Крыжановский был из тех, кому не отказывают в даре. Спросишь про такого в соответствующей среде – все наморщивают лобики и понимающе цыкают зубом. Но количество понимающих никак не переходит в качество узнавания, не гарантирует внесения в реестр, который уводит из опасной зоны «и др.» хотя бы в нишу «а также». Л.Я. Гинзбург назвала это «драмой ненужных хороших стихов». Эта драма затянувшегося прабытия, которое страшнее просто небытия. Как и все мы, Андрей рвался в среду, за толщу бумажного круга. Как немногие, он заранее норовил оттуда сбежать – по-английски, точно из неинтересных гостей. Побег не прощается. Даже и нарушение этикета не извиняется. Но разве героем подобной драмы неузнавания при знании не был И. Анненский? Ходасевич? Цветаева? Разве любимый земляк Крыжановского – Кушнер не восклицал о Вяземском: «Каким поэтом мы пренебрегли!» Но это – постфактум, когда среда уже не зыркнет предостерегающе: смотри, а то и с тобой так же! Прижизненная слава, без пафоса – успех – априори находится за рамками Замысла о Поэте. Андрей знал об этом:

Спиться бы, спятить с ума и лелеять свой псих,
я бы поверил, что в этом стихия и стих,
только поэзия – более сильный наркотик.

Может быть, тут все дело вообще в интеллекте и вкусе? Может, отвергающий выбор таврен каким-то невидимым знаком отверженности? Невидимым для непосвященных и дымком Отечества приванивающим для тех, кто отзывчив на гарь? Ни Анненский, ни Ходасевич не попали в колесо предпочтений, рокового выбора между «человеческим, слишком человеческим» и обесчеловеченным, не человеку предназначающимся, в каковую сторону и кренится невыпрямляемо искусство, словно Пизанская водокачка.

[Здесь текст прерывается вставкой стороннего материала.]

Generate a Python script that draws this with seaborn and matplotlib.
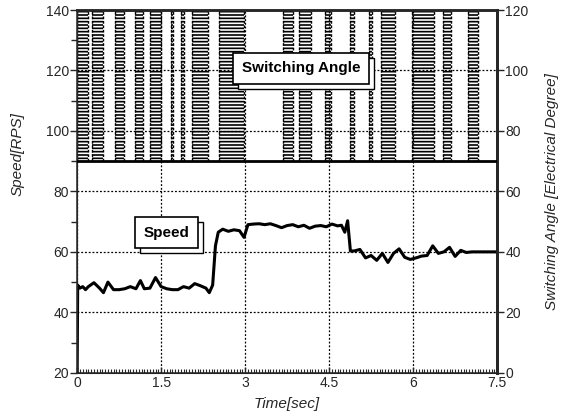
import numpy as np
import pandas as pd
import seaborn as sns
import matplotlib
matplotlib.use("Agg")
import matplotlib.pyplot as plt
from matplotlib.ticker import MultipleLocator
from matplotlib.patches import Rectangle
from matplotlib.transforms import IdentityTransform

# speed trace
time_s = [0, 0.01, 0.05, 0.1, 0.15, 0.2, 0.3, 0.4, 0.47, 0.55, 0.65, 0.75, 0.85, 0.95,
          1.05, 1.13, 1.2, 1.3, 1.4, 1.5, 1.6, 1.7, 1.8, 1.9, 2.0, 2.1, 2.2, 2.3, 2.36,
          2.42, 2.47, 2.52, 2.6, 2.7, 2.8, 2.9, 2.98, 3.05, 3.15, 3.25, 3.35, 3.45, 3.55,
          3.65, 3.75, 3.85, 3.95, 4.05, 4.15, 4.25, 4.35, 4.45, 4.55, 4.65, 4.72, 4.78,
          4.83, 4.88, 4.95, 5.05, 5.15, 5.25, 5.35, 5.45, 5.55, 5.65, 5.75, 5.85, 5.95,
          6.05, 6.15, 6.25, 6.35, 6.45, 6.55, 6.65, 6.75, 6.85, 6.95, 7.05, 7.15, 7.25,
          7.35, 7.5]
speed_rps = [20, 49, 48, 48.5, 47.5, 48.5, 49.8, 48, 46.5, 50, 47.5, 47.5, 47.8, 48.5,
             47.8, 50.5, 47.8, 48, 51.5, 48.5, 47.8, 47.5, 47.5, 48.5, 48, 49.5, 48.8, 48,
             46.5, 49, 62, 66.5, 67.5, 66.8, 67.3, 67, 64.8, 69, 69.2, 69.3, 69, 69.3, 68.7,
             68, 68.7, 69, 68.3, 68.8, 67.8, 68.5, 68.7, 68.3, 69.2, 68.6, 68.8, 66.5,
             70.3, 60.3, 60.3, 60.8, 58, 58.8, 57.2, 59.5, 56.5, 59.5, 61, 58.2, 57.5,
             58, 58.6, 58.8, 62, 59.5, 60, 61.5, 58.5, 60.5, 59.8, 60, 60, 60,
             60, 60]

# switching angle bursts (sec), angle jumps between 70 and 120 deg
pulse_start = [0.0, 0.27, 0.68, 1.04, 1.31, 1.67, 1.85, 2.06, 2.53, 3.68, 3.97, 4.42,
               4.87, 5.21, 5.42, 5.98, 6.54, 6.98]
pulse_end = [0.2, 0.47, 0.83, 1.18, 1.49, 1.72, 1.90, 2.33, 2.98, 3.86, 4.18, 4.54,
             4.94, 5.26, 5.67, 6.37, 6.68, 7.16]
angle_low = 70
angle_high = 120

x_ticks = [0, 1.5, 3, 4.5, 6, 7.5]
x_ticklabels = ["0", "1.5", "3", "4.5", "6", "7.5"]
speed_ticks = [20, 40, 60, 80, 100, 120, 140]
angle_ticks = [0, 20, 40, 60, 80, 100, 120]

sns.set_style("ticks")
plt.rcParams["font.family"] = ["Liberation Sans", "DejaVu Sans"]
plt.rcParams["hatch.linewidth"] = 1.2

df = pd.DataFrame({"Time": time_s, "Speed": speed_rps})

fig = plt.figure(figsize=(5.63, 4.17), dpi=100)
ax = fig.add_axes([0.137, 0.106, 0.746, 0.870])

sns.lineplot(data=df, x="Time", y="Speed", ax=ax, color="black", lw=2.2, zorder=5)

ax.set_xlim(0, 7.5)
ax.set_ylim(20, 140)
ax.set_xticks(x_ticks)
ax.set_xticklabels(x_ticklabels)
ax.set_yticks(speed_ticks)
ax.yaxis.set_minor_locator(MultipleLocator(10))
ax.xaxis.set_minor_locator(MultipleLocator(0.05))
ax.tick_params(axis="y", which="major", direction="out", length=5, width=1, labelsize=10, pad=1)
ax.tick_params(axis="y", which="minor", direction="out", length=4, width=1)
ax.tick_params(axis="x", which="major", direction="in", length=4, width=1, labelsize=10, pad=2)
ax.tick_params(axis="x", which="minor", direction="in", length=3, width=0.8)
ax.grid(True, which="major", color="black", linestyle=(0, (1.5, 1.5)), linewidth=0.9)
ax.set_xlabel("Time[sec]", fontsize=11, style="italic", labelpad=5)
ax.set_ylabel("")
fig.text(0.032, 0.63, "Speed[RPS]", rotation=90, fontsize=11, style="italic",
         ha="center", va="center")

for side in ["left", "bottom"]:
    ax.spines[side].set_linewidth(1.1)
ax.spines["top"].set_linewidth(1.8)
ax.spines["right"].set_linewidth(2.0)

ax2 = ax.twinx()
ax2.set_ylim(0, 120)
ax2.set_yticks(angle_ticks)
ax2.tick_params(axis="y", direction="out", length=5, width=1, labelsize=10, pad=1)
ax2.set_ylabel("Switching Angle [Electrical Degree]", fontsize=11, style="italic", labelpad=12)
ax2.spines["right"].set_linewidth(2.0)
ax2.spines["top"].set_linewidth(1.8)

for s, e in zip(pulse_start, pulse_end):
    ax2.fill_between([s, e], angle_low, angle_high, facecolor="none", edgecolor="black",
                     hatch="-----", linewidth=0, zorder=2)
    ax2.vlines([s, e], angle_low, angle_high, color="black", linewidth=1.0,
               linestyles=(0, (2, 1.2)), zorder=2)
ax2.axhline(angle_low, color="black", linewidth=2.0, zorder=3)

labels = []
for x, y, txt in [(1.6, 46.3, "Speed"), (4.0, 100.7, "Switching Angle")]:
    t = ax2.text(x, y, txt, ha="center", va="center", fontsize=11, fontweight="bold",
                 color="black", zorder=9,
                 bbox=dict(boxstyle="square,pad=0.55", fc="white", ec="black", lw=1.2))
    labels.append(t)

# offset "shadow" frame behind each label box
fig.canvas.draw()
for t in labels:
    bb = t.get_bbox_patch().get_window_extent()
    fig.patches.append(Rectangle((bb.x0 + 5, bb.y0 - 5), bb.width, bb.height,
                                 transform=IdentityTransform(), fc="white", ec="black",
                                 lw=1.0, zorder=8, figure=fig))
    t.set_zorder(10)
    t.remove()
    fig.texts.append(t)
    t.set_figure(fig)

fig.savefig("out.png", dpi=100)
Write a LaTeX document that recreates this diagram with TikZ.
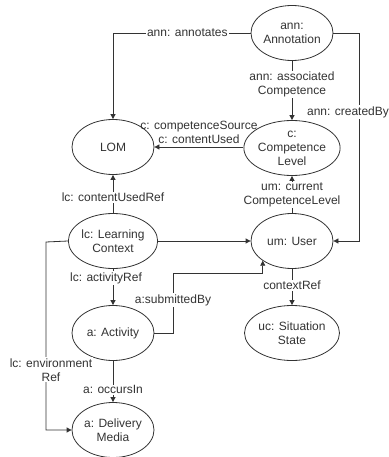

Право на вседозволенность выторговал себе тот, кому не дозволено ничего под страхом потерять полученное. Здесь и лежит предел свободы – в страхе потери, а не в ужасе обладания. Чтобы и этот предел снести, нужно убить источник страха – ощущение Дара как трансцендентного, перевести ведение в поведение, во внешнее, в лицедейство. Конечно, «пока не требует». Но постепенно имитация «затребованности» сменяется демонстрацией самости – и тогда уже летят все пушкинские оправдания девиантного поведения. Становятся просто смешны. Ну, а уж коли продолжает «требовать», коли не хватает артистизма, «дискурсов» и «инсталляций» – вообще туши свет! Как наркоман прибегает ко все более сложным комбинациям веществ, так имитатор аполлонического зова все более разнообразит антураж, удорожает содержание. Недавно показали съемки копполовского «Апокалипсиса» и назвали несколько вполне астрономических цифр, эквивалентных (или нет) «священной жертве». Но и это – ерунда в сравнении с особым режимом существования «жреца», даже если он приносит жертвы на малогабаритной кухне, с моральным террором, который насаждает он вокруг. Жизнь как форма поведения рождает жизнь как текст, где Ортега с его «дегуманизацией» – просто милый провинциал. Художественный геноцид, царящий в искусстве, наконец-то деперсонализирует самую главную сказку – сказку об Авторе. Человек становится персонажем. Теперь от него никто ничего не требует. Собственно, теперь ему не требуется сам Аполлон. Гомер был слеп, поэтому его, вероятно, водили. Пригов ведет себя, потому что на него ведемся все мы.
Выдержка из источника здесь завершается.